Nvidia appears to be heading into a powerful growth phase as its next-generation Blackwell platform gains momentum, according to a new outlook from Morgan Stanley. The investment bank said market conditions have “inflected for the better in the last 45 days,” setting the stage for what it expects to be Nvidia’s strongest quarter in recent periods. In response to improving trends, Morgan Stanley raised its price target for NVDA to $220 from $210 while maintaining its Overweight rating.
Analyst Joseph Moore noted that Nvidia’s stock performance has been solid but has trailed other major artificial-intelligence names. He pointed out that rising enthusiasm around custom ASIC solutions and expanding growth expectations for AMD have drawn investor focus away from Nvidia in recent months. Despite that shift, Morgan Stanley stressed that Nvidia’s Blackwell architecture “remains the AI chip of choice,” and early indicators for its Vera Rubin platform are described as “VERY strong.” The firm acknowledged growing competitive excitement in the AI semiconductor space but said those developments reflect both real progress and the scale of the overall market opportunity.

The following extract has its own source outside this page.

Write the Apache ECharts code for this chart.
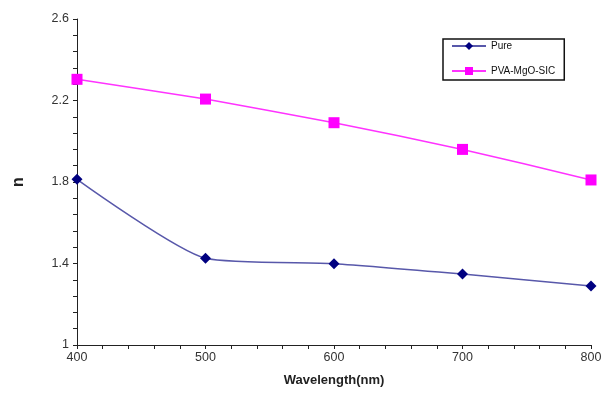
<!DOCTYPE html>
<html><head><meta charset="utf-8">
<script src="https://cdn.jsdelivr.net/npm/echarts@6/dist/echarts.min.js"></script>
<style>html,body{margin:0;padding:0;background:#fff}#c{width:611px;height:403px}</style>
</head><body><div id="c"></div>
<script>
const wavelengths = [400, 500, 600, 700, 800];
const pureValues = [1.813, 1.426, 1.399, 1.348, 1.29];
const pvaValues = [2.304, 2.207, 2.091, 1.960, 1.81];
const seriesNames = ['Pure', 'PVA-MgO-SIC'];

const chart = echarts.init(document.getElementById('c'));
const axisText = {color: '#333', fontFamily: 'Liberation Sans, Arial', fontSize: 12.5};
chart.setOption({
  animation: false,
  backgroundColor: '#fff',
  grid: {left: 77, right: 20, top: 19, bottom: 58},
  legend: {
    orient: 'vertical', left: 443, top: 39,
    borderColor: '#111', borderWidth: 1.5, padding: [2, 9, 4, 8], itemGap: 15,
    itemWidth: 34, itemHeight: 10,
    textStyle: {fontFamily: 'Liberation Sans, Arial', fontSize: 10, color: '#111'},
    data: seriesNames
  },
  xAxis: {
    type: 'value', min: 400, max: 800, interval: 100,
    name: 'Wavelength(nm)', nameLocation: 'middle', nameGap: 29,
    nameTextStyle: {fontFamily: 'Liberation Sans, Arial', fontSize: 13, fontWeight: 'bold', color: '#222'},
    axisLine: {lineStyle: {color: '#222', width: 1}},
    axisTick: {show: true, length: 4, lineStyle: {color: '#222'}},
    minorTick: {show: true, splitNumber: 5, length: 4, lineStyle: {color: '#222'}},
    splitLine: {show: false},
    axisLabel: Object.assign({margin: 6}, axisText)
  },
  yAxis: {
    type: 'value', min: 1, max: 2.6, interval: 0.4,
    name: 'n', nameLocation: 'middle', nameGap: 50, nameRotate: 90,
    nameTextStyle: {fontFamily: 'Liberation Sans, Arial', fontSize: 16, fontWeight: 'bold', color: '#222'},
    axisLine: {show: true, lineStyle: {color: '#222', width: 1}},
    axisTick: {show: true, length: 4, lineStyle: {color: '#222'}},
    minorTick: {show: true, splitNumber: 5, length: 4, lineStyle: {color: '#222'}},
    splitLine: {show: false},
    axisLabel: Object.assign({margin: 8, formatter: v => String(Math.round(v * 10) / 10)}, axisText)
  },
  series: [
    {
      name: seriesNames[0], type: 'line', smooth: 0.2,
      data: wavelengths.map((w, i) => [w, pureValues[i]]),
      symbol: 'diamond', symbolSize: 11,
      lineStyle: {color: '#5858aa', width: 1.5},
      itemStyle: {color: '#000080'}
    },
    {
      name: seriesNames[1], type: 'line', smooth: 0.2,
      data: wavelengths.map((w, i) => [w, pvaValues[i]]),
      symbol: 'rect', symbolSize: 11,
      lineStyle: {color: '#ff33ff', width: 1.5},
      itemStyle: {color: '#ff00ff'}
    }
  ]
});
</script></body></html>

Morgan Stanley expects a clear acceleration in Nvidia’s performance, citing industry checks that show “material acceleration” now that the company has resolved prior rack-related bottlenecks. Demand for Nvidia hardware continues to strengthen, and the bank now believes growth limitations are tied more to supporting infrastructure—such as server capacity, memory, storage, and available power—rather than Nvidia’s own supply chain.
The report also highlighted comments from CEO Jensen Huang, who suggested that revenue expectations for the coming five quarters should be revised upward by $70–$80 billion. Morgan Stanley raised its own estimates by $22 billion, yet noted Nvidia’s stock remains about 10% lower than it was following Huang’s guidance. The firm sees this gap as evidence of a disconnect between investor expectations for Nvidia and the broader AI ecosystem, arguing that demand signals from customers and suppliers point to significantly faster growth than current market consensus anticipates.